En una serie de experimentos, pidieron a los voluntarios que ensamblaran cajas de IKEA (una tarea aburrida y banal) o que se involucraran en actividades más agradables, como plegar papeles para hacer figuras de origami o construir escenarios con Lego. Después, los participantes tenían que pujar pequeñas sumas, bien por los productos elaborados por ellos mismos, bien por un equivalente realizado por un experto. Los resultados fueron impresionantes. La gente pujaba considerablemente más por sus propias creaciones, incluso aunque fueran simples cajas de IKEA. En cuanto al origami, apoquinaban casi tanto por su triste rana o pájaro como por el mismo animal realizado por un experto, incluso aunque otros participantes calificaran sus esfuerzos como “papel arrugado sin valor”. Pero ¿realmente es el acto de crear algo lo que incrementa nuestro sentido de su valor? Una interpretación distinta es la que aportó el economista Richard Thaler en 1980.

Culto al artesano
Conocida como efecto de certidumbre (endowment effect), dicta que tendemos a pedir más dinero para desprendernos de una posesión de lo que estamos dispuestos a pagar por adquirirla de nuevas. Este efecto se intensifica cuanto más tiempo pasamos con algo, y se produce aunque se trate de un objeto que hemos hecho nosotros mismos.
El efecto IKEA también podría ayudar a explicar por qué vuelve el culto por el artesano. Hoy día proliferan sitios web en los que pagas más por trabajar más, desde mezclar tu propio muesli a diseñar tu propia camiseta.
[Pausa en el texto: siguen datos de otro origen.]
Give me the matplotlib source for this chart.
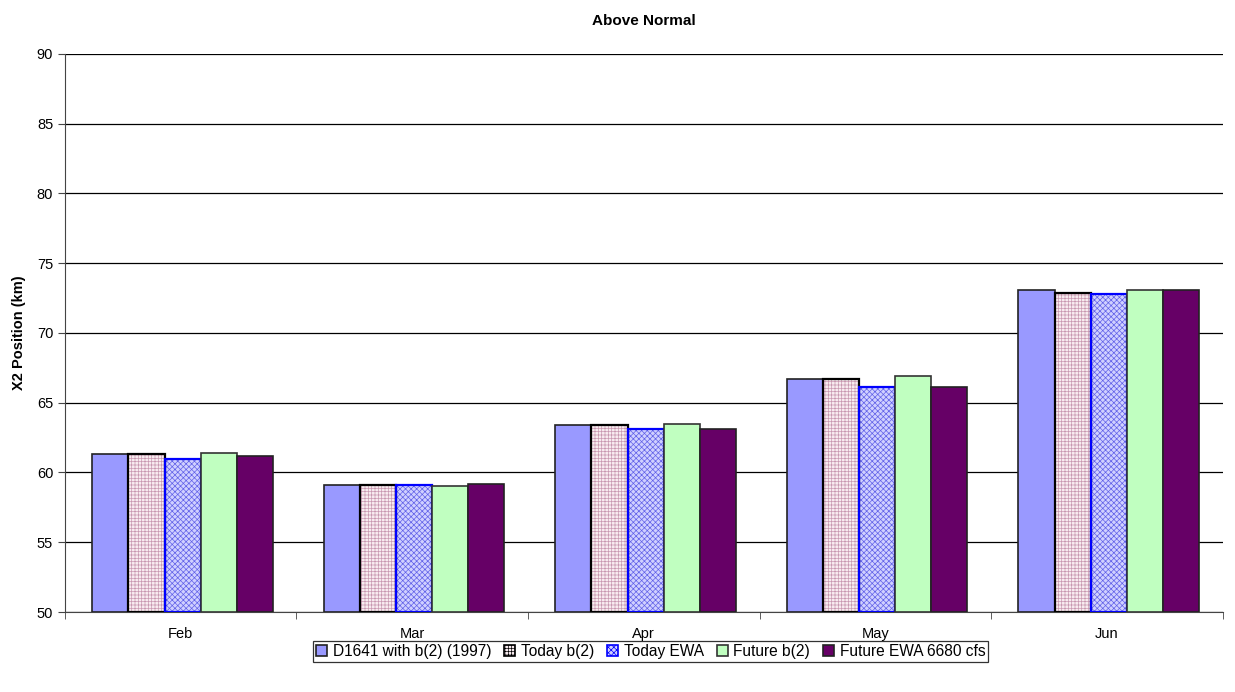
import numpy as np
import matplotlib.pyplot as plt
from matplotlib.patches import Patch

plt.rcParams['font.family'] = ['Liberation Sans', 'DejaVu Sans']
plt.rcParams['hatch.linewidth'] = 0.5

months = ['Feb', 'Mar', 'Apr', 'May', 'Jun']
series_names = ['D1641 with b(2) (1997)', 'Today b(2)', 'Today EWA', 'Future b(2)', 'Future EWA 6680 cfs']
d1641 = [61.3, 59.1, 63.4, 66.7, 73.1]
today_b2 = [61.35, 59.12, 63.38, 66.72, 72.87]
today_ewa = [61.0, 59.12, 63.1, 66.1, 72.8]
future_b2 = [61.4, 59.05, 63.5, 66.9, 73.1]
future_ewa = [61.2, 59.2, 63.12, 66.15, 73.1]

data = [d1641, today_b2, today_ewa, future_b2, future_ewa]

# fill, edge, hatch, hatch colour
styles = [
    ('#9999FF', '#222222', None, None),
    ('#F8ECF0', '#000000', '+++++', '#C898B0'),
    ('#D0D0FF', '#0000FF', 'xxxxxx', '#6060E8'),
    ('#C0FFC0', '#333333', None, None),
    ('#660066', '#222222', None, None),
]

fig = plt.figure(figsize=(12.35, 6.92), dpi=100)
ax = fig.add_axes([0.0526, 0.1156, 0.9374, 0.8064])

x = np.arange(len(months))
w = 0.156
for i, vals in enumerate(data):
    fc, ec, hatch, hc = styles[i]
    pos = x + (i - 2) * w + 0.008
    if hatch:
        ax.bar(pos, np.array(vals) - 50, w, bottom=50, color=fc, edgecolor=hc,
               hatch=hatch, linewidth=0, zorder=2)
        ax.bar(pos, np.array(vals) - 50, w, bottom=50, facecolor='none', edgecolor=ec,
               linewidth=1.6, zorder=3)
    else:
        ax.bar(pos, np.array(vals) - 50, w, bottom=50, color=fc, edgecolor=ec,
               linewidth=1.2, zorder=3)

ax.set_ylim(50, 90)
ax.set_xlim(-0.5, len(months) - 0.5)
ax.set_yticks(np.arange(50, 91, 5))
ax.yaxis.grid(True, color='black', linewidth=0.9, zorder=0)
ax.set_axisbelow(True)

ax.set_xticks(x)
ax.set_xticklabels(months, fontsize=10.5)
ax.tick_params(axis='x', length=0, pad=11)
ax.set_xticks(np.arange(-0.5, len(months), 1), minor=True)
ax.tick_params(axis='x', which='minor', length=5, direction='out', color='#444444')
ax.tick_params(axis='y', labelsize=10.5, length=5, direction='out', color='#444444')

for s in ['top', 'right']:
    ax.spines[s].set_visible(False)
ax.spines['left'].set_color('#444444')
ax.spines['bottom'].set_color('#444444')

ax.set_ylabel('X2 Position (km)', fontsize=10.5, fontweight='bold', labelpad=8)
ax.set_title('Above Normal', fontsize=11, fontweight='bold', pad=21)

handles = []
for i, name in enumerate(series_names):
    fc, ec, hatch, hc = styles[i]
    handles.append(Patch(facecolor=fc, edgecolor=ec, hatch=hatch, linewidth=1.2, label=name))
leg = fig.legend(handles=handles, loc='center', bbox_to_anchor=(0.527, 0.0585), ncol=5,
                 fontsize=11.2, frameon=True, fancybox=False, edgecolor='black',
                 handlelength=0.7, handleheight=0.7, handletextpad=0.35, columnspacing=0.85,
                 borderpad=0.2, borderaxespad=0)
leg.get_frame().set_linewidth(0.9)

fig.savefig('out.png', dpi=100)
Según Martin Schreier, que estudia innovación y marketing en la Universidad Bocconi de Milán, Italia, dichos sitios satisfacen dos de las necesidades básicas humanas: permiten que la gente consiga “hacerlo a la medida”, y además requieren que inviertan esfuerzos en el proceso productivo, lo que provoca que tengan en más estima los objetos que consiguen.
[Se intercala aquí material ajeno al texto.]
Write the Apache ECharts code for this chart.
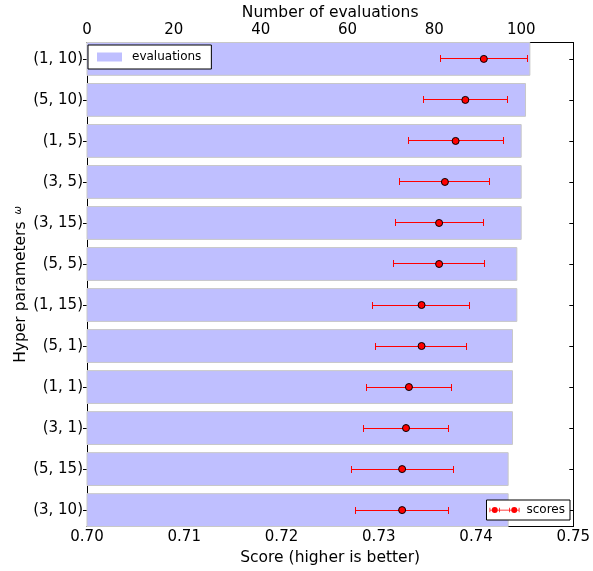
<!DOCTYPE html>
<html>
<head>
<meta charset="utf-8">
<script src="https://cdn.jsdelivr.net/npm/echarts@6/dist/echarts.min.js"></script>
<style>html,body{margin:0;padding:0;background:#fff;}#c{width:593px;height:571px;}</style>
</head>
<body>
<div id="c"></div>
<script>
const categories = ['(1, 10)', '(5, 10)', '(1, 5)', '(3, 5)', '(3, 15)', '(5, 5)', '(1, 15)', '(5, 1)', '(1, 1)', '(3, 1)', '(5, 15)', '(3, 10)'];
const evaluations = [102, 101, 100, 100, 100, 99, 99, 98, 98, 98, 97, 97];
const scores = [0.7408, 0.7389, 0.7379, 0.7368, 0.7362, 0.7362, 0.7344, 0.7344, 0.7331, 0.7328, 0.7324, 0.7324];
const scoreLow = [0.7363, 0.7346, 0.7331, 0.7321, 0.7317, 0.7315, 0.7294, 0.7297, 0.7287, 0.7284, 0.7272, 0.7276];
const scoreHigh = [0.7453, 0.7432, 0.7428, 0.7414, 0.7408, 0.7409, 0.7393, 0.7390, 0.7375, 0.7372, 0.7377, 0.7372];
const scoreTicks = [0.70, 0.71, 0.72, 0.73, 0.74, 0.75];
const evalTicks = [0, 20, 40, 60, 80, 100];
const catIdx = categories.map((c, i) => i);

const font = 'DejaVu Sans';
const chart = echarts.init(document.getElementById('c'), null, {renderer: 'canvas'});
const axisLine = {show: true, onZero: false, lineStyle: {color: '#000', width: 1}};

const scoresIcon = 'path://M0 4.5H40V5.5H0Z M0 2H1V8H0Z M13 2H14V8H13Z M26 2H27V8H26Z M39 2H40V8H39Z M3 5A4 4 0 0 1 11 5A4 4 0 0 1 3 5Z M29 5A4 4 0 0 1 37 5A4 4 0 0 1 29 5Z';

chart.setOption({
  animation: false,
  textStyle: {fontFamily: font},
  grid: {left: 87, right: 18, top: 40.5, bottom: 43.5, containLabel: false},
  legend: [
    {
      data: [{name: 'evaluations', icon: 'rect', itemStyle: {color: '#bfbfff', borderWidth: 0}}],
      left: 88, top: 45, orient: 'vertical',
      padding: [6, 10, 6, 9], itemWidth: 25, itemHeight: 9,
      borderColor: '#000', borderWidth: 1, backgroundColor: '#fff',
      textStyle: {fontFamily: font, fontSize: 12, color: '#000', padding: [0, 0, 0, 5]}
    },
    {
      data: [{name: 'scores', icon: scoresIcon, itemStyle: {color: '#ff0000', borderWidth: 0}}],
      right: 23, top: 500, orient: 'vertical',
      padding: [4, 5, 4, 3], itemWidth: 30, itemHeight: 8,
      borderColor: '#000', borderWidth: 1, backgroundColor: '#fff',
      textStyle: {fontFamily: font, fontSize: 12, color: '#000', padding: [0, 0, 0, 2]}
    }
  ],
  xAxis: [
    {
      type: 'value', position: 'bottom', min: 0.70, max: 0.75, interval: 0.01,
      name: 'Score (higher is better)', nameLocation: 'middle', nameGap: 23.5, nameMoveOverlap: false,
      nameTextStyle: {fontFamily: font, fontSize: 15.5, color: '#000'},
      axisLine: axisLine,
      axisTick: {show: true, inside: true, length: 4, lineStyle: {color: '#000'}, customValues: scoreTicks},
      axisLabel: {color: '#000', fontSize: 15, fontFamily: font, margin: 3, customValues: scoreTicks,
        formatter: v => v.toFixed(2)},
      splitLine: {show: false}
    },
    {
      type: 'value', position: 'top', min: 0, max: 112,
      name: 'Number of evaluations', nameLocation: 'middle', nameGap: 21.5, nameMoveOverlap: false,
      nameTextStyle: {fontFamily: font, fontSize: 15.5, color: '#000'},
      axisLine: axisLine,
      axisTick: {show: true, inside: true, length: 4, lineStyle: {color: '#000'}, customValues: evalTicks},
      axisLabel: {color: '#000', fontSize: 15, fontFamily: font, margin: 5, customValues: evalTicks},
      splitLine: {show: false}
    }
  ],
  yAxis: [
    {
      type: 'value', position: 'left', min: -0.4, max: 11.4, inverse: true,
      name: 'Hyper parameters {w|ω}', nameLocation: 'middle', nameGap: 58, nameRotate: 90, nameMoveOverlap: false,
      nameTextStyle: {fontFamily: font, fontSize: 15.5, color: '#000',
        rich: {w: {fontFamily: font, fontSize: 10, fontStyle: 'italic', color: '#000', verticalAlign: 'top', padding: [0, 0, 4, 2]}}},
      axisLine: axisLine,
      axisTick: {show: true, inside: false, length: 4, lineStyle: {color: '#000'}, customValues: catIdx},
      axisLabel: {color: '#000', fontSize: 15, fontFamily: font, margin: 4, customValues: catIdx,
        formatter: v => categories[Math.round(v)]},
      splitLine: {show: false}
    },
    {
      type: 'value', position: 'right', min: -0.4, max: 11.4, inverse: true,
      axisLine: axisLine,
      axisTick: {show: true, inside: true, length: 4, lineStyle: {color: '#000'}, customValues: catIdx},
      axisLabel: {show: false},
      splitLine: {show: false}
    }
  ],
  series: [
    {
      name: 'evaluations', type: 'custom', xAxisIndex: 1, yAxisIndex: 0,
      itemStyle: {color: '#bfbfff'},
      encode: {x: 1, y: 0},
      data: evaluations.map((v, i) => [i, v]),
      renderItem: function (params, api) {
        const y = api.value(0), v = api.value(1);
        const p0 = api.coord([0, y - 0.4]);
        const p1 = api.coord([v, y + 0.4]);
        return {
          type: 'rect',
          shape: {x: p0[0], y: Math.min(p0[1], p1[1]), width: p1[0] - p0[0], height: Math.abs(p1[1] - p0[1])},
          style: {fill: '#bfbfff', stroke: '#c8c8c8', lineWidth: 1}
        };
      },
      z: 1
    },
    {
      name: 'scoreErrors', type: 'custom', xAxisIndex: 0, yAxisIndex: 0,
      encode: {x: [1, 2], y: 0},
      data: scoreLow.map((lo, i) => [i, lo, scoreHigh[i]]),
      renderItem: function (params, api) {
        const y = api.value(0);
        const a = api.coord([api.value(1), y]);
        const b = api.coord([api.value(2), y]);
        const yy = Math.floor(a[1]), xa = Math.floor(a[0]), xb = Math.floor(b[0]);
        const st = {fill: '#ff0000', lineWidth: 0};
        return {
          type: 'group',
          children: [
            {type: 'rect', shape: {x: xa, y: yy, width: xb - xa + 1, height: 1}, style: st},
            {type: 'rect', shape: {x: xa, y: yy - 3, width: 1, height: 7}, style: st},
            {type: 'rect', shape: {x: xb, y: yy - 3, width: 1, height: 7}, style: st}
          ]
        };
      },
      z: 2
    },
    {
      name: 'scores', type: 'scatter', xAxisIndex: 0, yAxisIndex: 0,
      symbol: 'circle', symbolSize: 7,
      itemStyle: {color: '#ff0000', borderColor: '#000', borderWidth: 1, opacity: 1},
      data: scores.map((s, i) => [s, i]),
      z: 3
    }
  ]
});
</script>
</body>
</html>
Los experimentos de Schreier han demostrado que la gente está dispuesta a pagar el doble por un producto elaborado a su gusto antes que por otro idéntico pero hecho en serie.

Teniendo en cuenta esta realidad: ¿se podría utilizar la desmesurada estimación que tenemos por los frutos de nuestro propio esfuerzo como herramienta de motivación en el lugar de trabajo? Martin Schreier cree que sí.

Como Karl Marx apuntó, otro de los efectos de la Revolución Industrial fue dividir el proceso de producción y asignar a cada trabajador una parte de él, lo que significa que nadie tenía la satisfacción de completar un proceso que había iniciado. Una forma de volver a capturar esa satisfacción, incluso en los procesos más banales y repetitivos, podría ser hacer que los trabajadores se centraran no en una sola tarea, sino que siguieran los productos a través de cada etapa de la línea de producción.

El síndrome de ‘No inventado aquí’
Pero explotar el efecto IKEA en las empresas podría albergar peligros, según advierte Norton: “Cuando desarrollas las cosas tú mismo, crees que son mejores, y por tanto no te es posible contemplar el valor de las ideas de los demás”, dice. Es el llamado síndrome de “no inventado aquí” (NIH por sus siglas en inglés: not invented here), por el que las empresas rehúsan adoptar productos o ideas que se generan fuera, aunque eso les acarree a corto o largo plazo una desventaja competitiva. Cuando Steve Jobs y Steve Wozniak se dirigieron a Atari y a Hewlett-Packard en la década de 1970 con su idea de un ordenador personal, a los dos intrusos se les mostró la puerta sin reparos. Después, los dos emprendedores crearon Apple y se cuidaron mucho de cometer el mismo error.

Estas maquinaciones corporativas pueden parecer a años luz de la vida diaria bajo sus oropeles, pero podría resultar que son productos de la misma motivación atávica. Es algo sobre lo que merece la pena meditar ante una buena taza de té. Pero háztela tú mismo. Después de todo, tú eres el único que sabes cómo te gusta de verdad.